While taking photos in public places is one of your constitutionals rights, some officials seem to violate the Constitution more often than ever. The latest case happened in Los Angeles, where the city officials have issued the ban on photographing free concerts in a public park. Not only you can’t shoot the concert as a regular viewer, but it seems you can’t even get the press permit.
As SLR Lounge reports, Cliff Cheng, a photojournalist of the Los Angeles Collegian newspaper tried to get a press permit for public concerts in Pershing Square. He was denied, meaning he wasn’t allowed to photograph a free concert in a public park.
It sounds crazy, but it’s true. The official website of the LA Recreation and Parks reads the following rules:
At the request of the artist/performer, video, photo and audio devices are prohibited at Pershing Square’s Downtown Stage Saturday concerts. This includes Pro cameras, monopods, tripods, selfie sticks, iPads or professional photography/ video equipment of any type. This policy will be strictly enforced due to contractual agreement.

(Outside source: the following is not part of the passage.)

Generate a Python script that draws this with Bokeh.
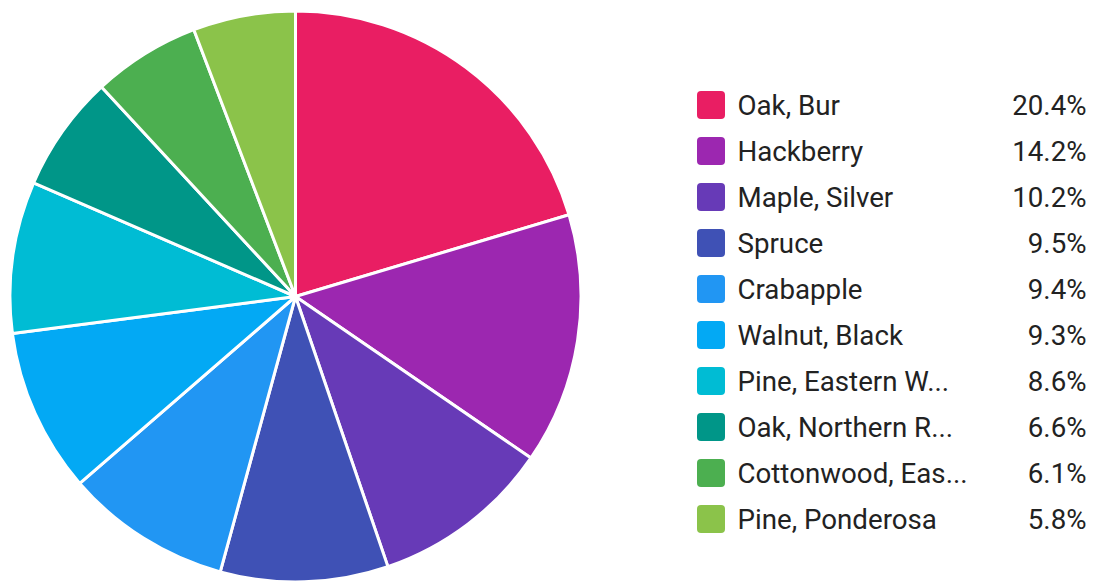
import math
from bokeh.plotting import figure
from bokeh.models import Range1d, ColumnDataSource
from bokeh.core.properties import value
from bokeh.embed import file_html
from bokeh.resources import INLINE

categories = ["Oak, Bur", "Hackberry", "Maple, Silver", "Spruce", "Crabapple",
              "Walnut, Black", "Pine, Eastern W...", "Oak, Northern R...",
              "Cottonwood, Eas...", "Pine, Ponderosa"]
percent = [20.4, 14.2, 10.2, 9.5, 9.4, 9.3, 8.6, 6.6, 6.1, 5.8]
labels = ["20.4%", "14.2%", "10.2%", "9.5%", "9.4%", "9.3%", "8.6%", "6.6%", "6.1%", "5.8%"]
colors = ["#E91E63", "#9C27B0", "#673AB7", "#3F51B5", "#2196F3",
          "#03A9F4", "#00BCD4", "#009688", "#4CAF50", "#8BC34A"]

W, H = 1094, 583

def py(page_y):
    return H - page_y

def px(page_x):
    return page_x

total = sum(percent)
starts, ends = [], []
cum = 0.0
for v in percent:
    starts.append(math.pi / 2 - 2 * math.pi * cum / total)
    cum += v
    ends.append(math.pi / 2 - 2 * math.pi * cum / total)

p = figure(width=W, height=H, output_backend="svg", toolbar_location=None,
           x_range=Range1d(0, W), y_range=Range1d(0, H), min_border=0)
p.axis.visible = False
p.grid.visible = False
p.outline_line_color = None
p.background_fill_color = "white"
p.border_fill_color = "white"

pie = ColumnDataSource(dict(start=starts, end=ends, color=colors))
p.wedge(x=px(295), y=py(296), radius=285.5, radius_units="screen",
        start_angle="start", end_angle="end", direction="clock",
        fill_color="color", line_color="white", line_width=3, source=pie)

row_y = [py(104.5 + i * 46.0) for i in range(len(categories))]
leg = ColumnDataSource(dict(y=row_y, name=categories, lab=labels, color=colors))
p.rect(x=px(710.5), y="y", width=28, height=28, fill_color="color",
       line_color=None, source=leg, border_radius=4)
p.text(x=px(737), y="y", text="name", source=leg, text_font=value("Roboto"),
       text_font_size="27.7px", text_color="#222222", text_baseline="middle",
       text_align="left")
p.text(x=px(1086), y="y", text="lab", source=leg, text_font=value("Roboto"),
       text_font_size="27.7px", text_color="#222222", text_baseline="middle",
       text_align="right")

open("out.html", "w").write(file_html(p, INLINE))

The ACLU wrote a letter to the city of L.A., reminding the officials of the constitutional rights. One of the lines reads:
Pershing Square is a public forum, and remains one during the Summer Concert Series. The Park does not suddenly become a non-public forum even if the City in some way yields control of the park to a concert promoter or other private party during the concerts, contrary to the City’s belief and practice.
When I think of the concerts I attended, I know it’s usually forbidden to take professional gear inside the venue, no matter if the concert is paid or free. But at least the journalists get the press permit, and I never had a problem with getting mine. As for the concerts on public squares and in parks, I couldn’t agree more with the ACLU’s letter. No matter who the performers or the sponsors are, the public place can’t all of a sudden become treated like a non-public one. What do you think?
Update: We have received a full press release from the photojournalist Cliff Cheng, and we are publishing it in entirety:
ACLU CHALLENGES LOS ANGELES CITY’s PHOTOGRAPHY BAN IN PUBLIC PARKS
Cliff Cheng, a photojournalist on the staff of the Los Angeles Collegian newspaper at Los Angeles City College attempted to get a press credential, and was denied, to cover free, no ticket, public concerts at Pershing Square, a public park in downtown LA. Upon further digging, Cheng discovered posted rules on the LA Recreation and Parks (RAP) website which ban photography, audio recording and distribution of leaflets – http://www.laparks.org/pershingsquare/summer-concert-rules-policies. The reason given for the ban was that the bands contractually required this. Cheng asked the American Civil Liberties Union – Southern Calif., if it was Constitutional for the government to give up the free speech rights of its citizens and the news media to a private corporation? ACLU replied it was not Constitutional and wrote the enclosed letter to LA City asking it to comply with the Constitution.
Last year, Cheng was on assignment covering the memorial service for LA City Councilman Bill Rosendahl. LA Mayor Eric Garcetti came to give a eulogy. A RAP employee told Cheng to stop photographing the Mayor. Cheng continued. A week later while at the Griffith Park Observatory, a public park, Cheng was taking a picture of his friend doing yoga in the park. An armed RAP Security Guard asked the friend what the pictures were for. She replied Facebook. Guard said Facebook is commercial photography and a permit is needed. Cheng was told to stop photographing. After months of stonewalling, RAP replied and obfuscated the issue.
The Pershing Square rules prohibit professional cameras, i.e. “pro cameras and gear.” Rather than go after photographers who actually have shot and published commercial photographs made without a permit, RAP, as well as other agencies in many jurisdictions, falsely assume a “big camera” and commercial photography are the same thing. Just what is a “big camera”? If one uses a small film Lecia or a mirrorless digital camera, can one shoot a commercial job in a LA City Park for free? What is a student saves up and buy an older “big” DSLR which was a pro-camera 10 years ago, would RAP want them to buy a permit to shoot their school assignments in a public park? Is shooting a view camera for fine art photos permissible?